Ask Providers What to Expect
Ask your loved one’s healthcare team what to expect during prostate cancer treatment. How might it affect his moods, physical abilities, and body functions? How might these change over time? Who can provide professional support to navigate these changes if needed?
Your care team thinks a lot about these topics every day, so don’t hesitate to ask. Their knowledge can help you plan and adjust.

Consider a Support Group for You—and For Him
The adage is true—those in the same boat know best what you’re going through. Support groups help loved ones and caregivers connect with others who are navigating this role, providing essential comfort and practical advice when needed. The Prostate Cancer Foundation offers a free, moderated, online support group for loved ones and caregivers, as well as separate patient support groups tailored to specific demographics and needs. Many cancer treatment centers also offer support groups for loved ones/caregivers and for patients.

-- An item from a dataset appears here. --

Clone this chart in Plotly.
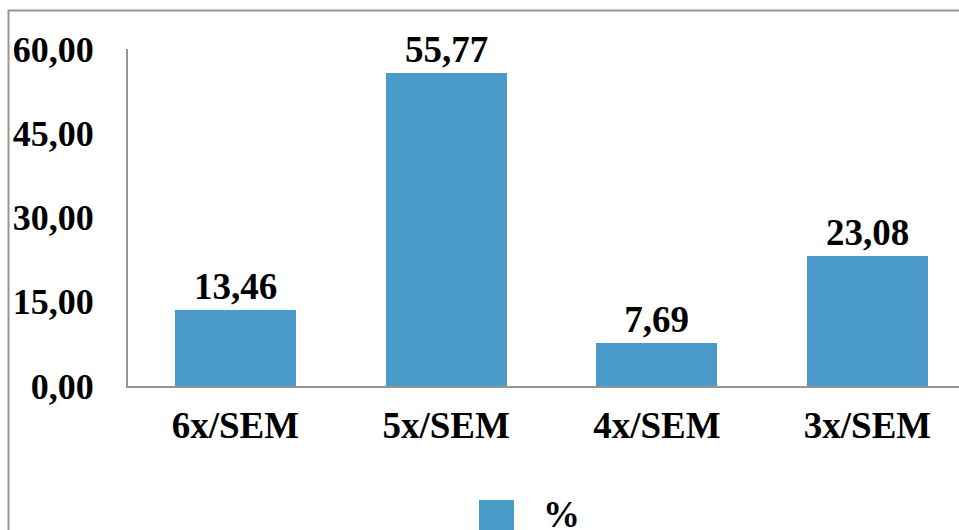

It may take time to find the right support group, so if the first one isn’t a fit, keep looking. If you feel stuck, ask your care team for suggestions from a nurse navigator or social worker.

Don’t Ask Your Loved One—or Yourself—to Always Stay Positive
Research suggests that continually calling for optimism or positivity may not help someone with cancer if that’s not how they really feel. The same is true for loved ones and caregivers. An incredibly wide range of emotions are absolutely normal during a cancer journey, including feelings we historically think of as ‘negative.’ As much as you can, accept how each of you feels. This can bring you closer and free up essential energy for navigating treatment, recovery, survivorship, and practical decisions.

Look After Yourself
You’re in this for the long haul—and you can do the best job of supporting your loved one if you also take care of yourself. This is never easy during stress, but small steps can make a big difference. That might mean getting more sleep, aiming for a walk in the morning or evening, making a healthier meal, calling a friend, or taking a few minutes to sit and breathe.

‘Support In, Dump Out’
After a prostate cancer diagnosis, your loved one may no longer be able to support you emotionally the way he did in the past. This is very common and completely normal, but it takes time to adjust to. Fortunately, there are practical strategies that can help you stay balanced. One helpful approach is known as Ring Theory, or ‘Support In, Dump Out.’

Picture your loved one at the center of a circle. As the person with cancer, he likely needs the most support and has less capacity than usual to support others. But you, his main support person, also need substantial support, including emotional support. So send your support in to your loved one, and try ‘dumping out’ to people you trust who are not quite as affected by the situation (ie, further away from the center of the circle).

Is there an adult family member, neighbor, activity partner, friend, pastor, counselor, or support group member you’ve made a connection with? Do they seem to listen well and respect confidentiality? Ask them if it’s okay to talk from time to time. The ‘Support In, Dump Out’ strategy can help you stay strong for your loved one during the entire path of diagnosis, treatment, and recovery—by getting the crucial support you need for yourself.